Grocery stores don't require millions to billions of dollars of capital to execute each new transaction.
So it's not the margin itself but actually the spread between the margin and what investors could get by investing in alternatives. Real estate investment opportunities are often measured by their advantage (measured in fractions of a percentage, .2% advantage being considered solid) over 10 Year Treasuries or S&P 500 returns.
Real estate developers do often actually lose money, but the more salient boundary condition is whether they can get financing for a project, where they have to clear a bar well above the "just make >$0" bar.
> Grocery stores don't require millions to billions of dollars of capital to execute each new transaction.
Neither do homebuilders, because homes don't cost millions to billions to build (high end custom homes can cost millions, but that's not what we're talking about here).
> So it's not the margin itself but actually the spread between the margin and what investors could get by investing in alternatives. Real estate investment opportunities are often measured by their advantage (measured in fractions of a percentage, .2% advantage being considered solid) over 10 Year Treasuries or S&P 500 returns.

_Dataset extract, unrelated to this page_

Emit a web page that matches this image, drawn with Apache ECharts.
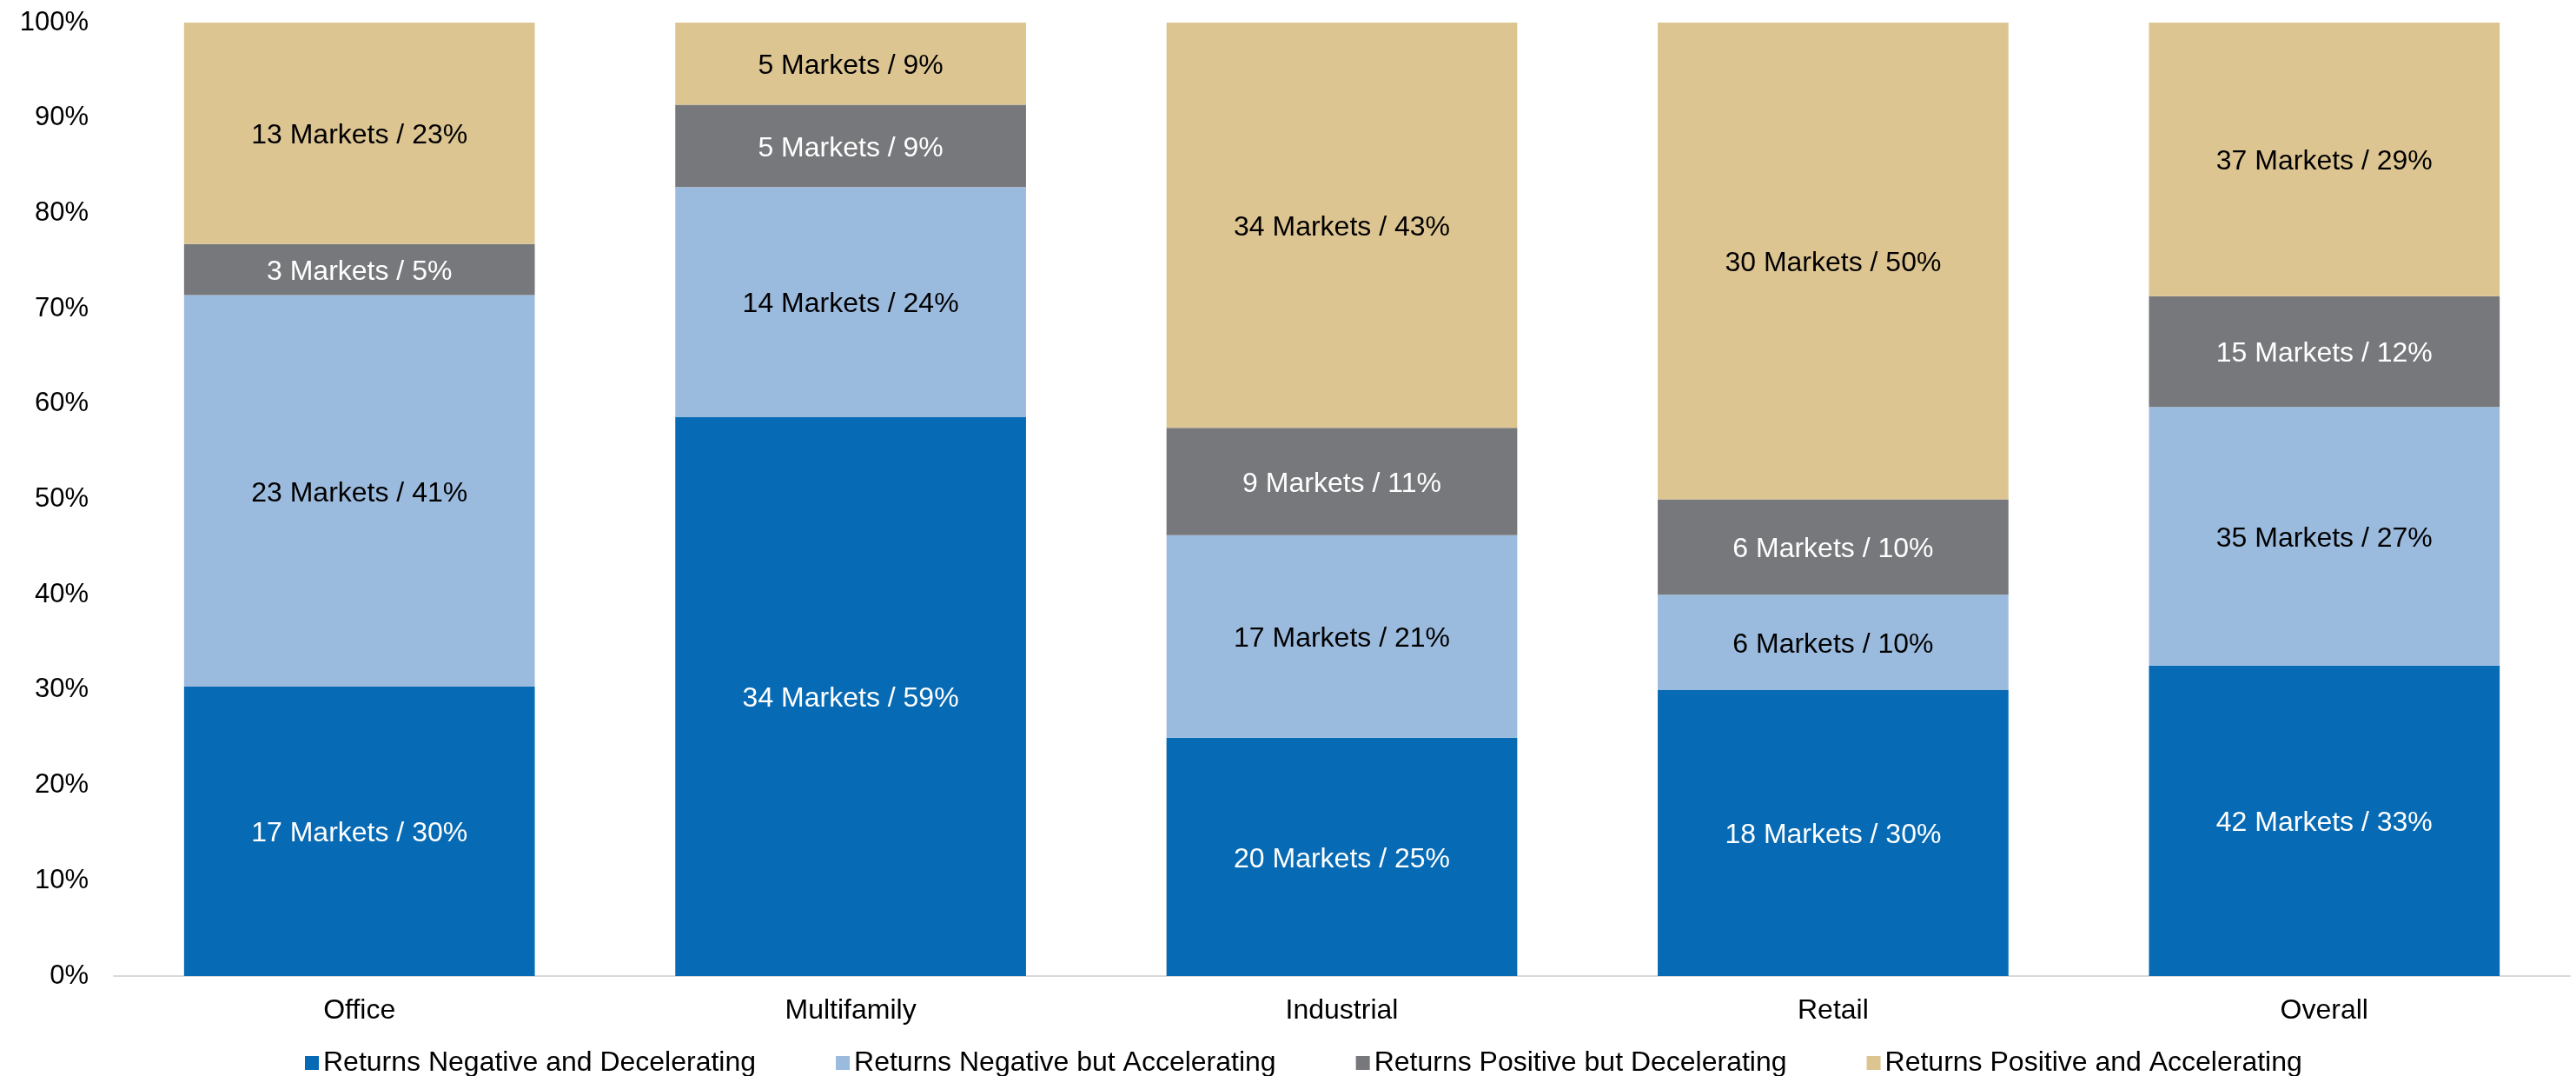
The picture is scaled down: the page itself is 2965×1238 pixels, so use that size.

Okay? So they have an advantage over alternatives, which means higher profits. And a .2% advantage is not considered solid, or meaningful in any way without a lot of missing context.
> Real estate developers do often actually lose money, but the more salient boundary condition is whether they can get financing for a project, where they have to clear a bar well above the "just make >$0" bar.
Many companies often lose money, due to incompetence or bad luck. The industry as a whole has very healthy margins.